Print out a selected word.

Hi can anyone assist me on my problem.
I try to grep 1 word in 1 line data. Example like below.

  • Data below located in a.txt, i just wanna grep just processing-time = "12"

total-octets = "20080718214210Z" total-pages = "" octets-completed = "20080721064351Z" pages-completed = "2" processing-time = "12"

I searched the threat and found 1 solution like below, unfortunately it is just work if the word located in different row not in 1 line row.

sed -ne '/^[ ]*processing-time/s#^\([^=][^=]*\)=\([^/][^/]*\).*#\12#p'

Please assits :frowning: thanks.

sed 's/.*\(processing-time = \"[^"]*\"\).*/\1/g'

Thanks it is work for me.
1 more, how about if i need to grep 2 words octets-completed = "20080721064351Z" and processing-time = "12" it is located in same 1 file in 1 line data, as below.
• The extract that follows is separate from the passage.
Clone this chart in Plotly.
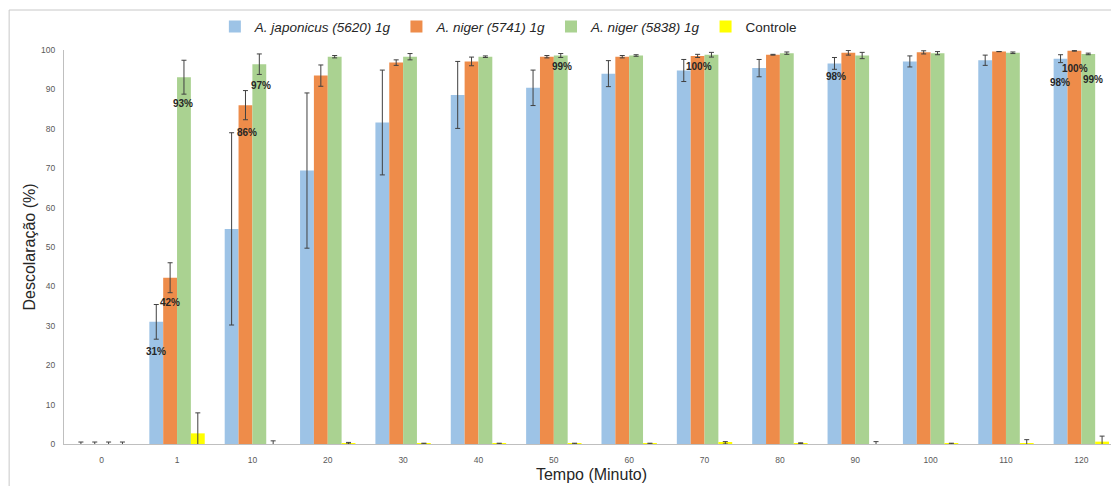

sed 's/.*\(octets-completed = \"[^"]*\"\).*\(processing-time = \"[^"]*\"\).*/\1 \2/g'

You may get something useful from piping Your search through sed this way:

echo 'total-octets = "20080718214210Z" total-pages = "" octets-completed = "20080721064351Z" pages-completed = "2" processing-time = "12"'|sed -e 's/ = /=/g;s/ /\n/g'

resulting in

total-octets="20080718214210Z"
total-pages=""
octets-completed="20080721064351Z"
pages-completed="2"
processing-time="12"

which then can be used in a script or something...

/Lakris

Thanks Guys, for your help, it is very helpful for me now.
:slight_smile:

Hi Lakris,

I tried to used your method using the pipe after the echo but it wouldn't work. Sorry if it is my mistake i am new in this shell field. Below is what i did

My Code :

Result I get :

If your code are working means i can just sort it more cleanly using row, as the usefull output data. :slight_smile:

Works for me, but perhaps your sed is braindead. Try replacing \n with \x0A.

i tried using \x0A it is same, it replacing from creating new row with char 'x0A' :smiley: my OS running on HPUX. is there are any different for the OS argument option in SED?

Inserting newlines in most versions of sed require you to do something like the following

sed -e 's/ = /=/g;s/ /\
/g' 

Here is a short example:

#!/usr/bin/ksh

TMP=file.$$

cat <<EOT >$TMP
total-octets = "20080718214210Z" total-pages = "" octets-completed = "20080721064351Z" pages-completed = "2" processing-time = "12"
EOT

sed -e 's/ = /=/g;s/ /\
/g' $TMP

rm $TMP

exit 0

Yes I think it may be sed/shell version issue, I only use bash and sed on Linux.